Each year, Catholics during this time traditionally give something up that is fun or pleasurable in their life as a sacrifice to come closer to God and prepare for His resurrection. Catholics also abstain from red meat on Friday’s during this time, and fast on Ash Wednesday and Good Friday. Although some other Christian denominations observe lent, the traditional practices of the Catholic Church have been a staple since at least 203 AD, and became more mainstream when Christianity was legalized in the Roman Empire by Emperor St. Constantine in 313.
As I have prayed and reflected on what I should give up this year on a personal level, I have come to the conclusion that giving up sweet food such as cake, cookies, ice cream, candy or any soft drink will help me to be more spiritually strong as I sacrifice something that I enjoy almost on a daily basis.

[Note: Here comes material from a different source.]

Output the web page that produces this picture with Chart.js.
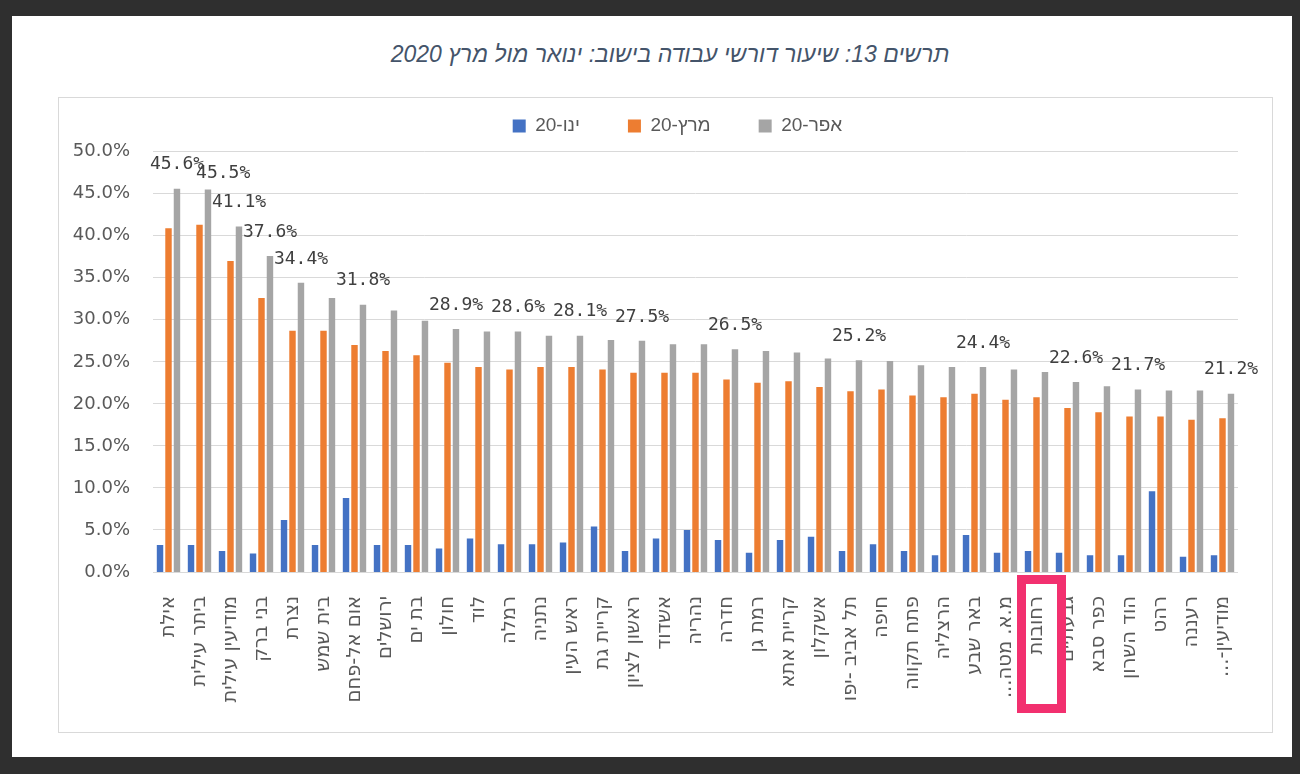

The main goal in giving up these things is to come closer to God and reflect on the upcoming time of Easter to become a stronger Christian and friend to others, but a fortunate side effect is that it will probably help me become more prepared as an athlete, as my first track meet is Friday. The goal is not just to avoid sweet foods that are unhealthy, but to eat healthier overall.
This isn’t the first time I have given up sweet foods as a Lenten sacrifice, as I gave them up when I was in seventh grade. Last year I gave up meat, but this year I feel it is important to focus on staying away from sugar and eating more nutritious foods.
As the Lenten season begins, I will continue with diligence to not give into the temptation of these things, and focus on healthier options. With prayer and sacrifice over the next forty days, my mission of coming closer to God as I prepare for Easter with hundreds of millions of other Catholics, Orthodox Christians, and some Protestants around the world can be completed.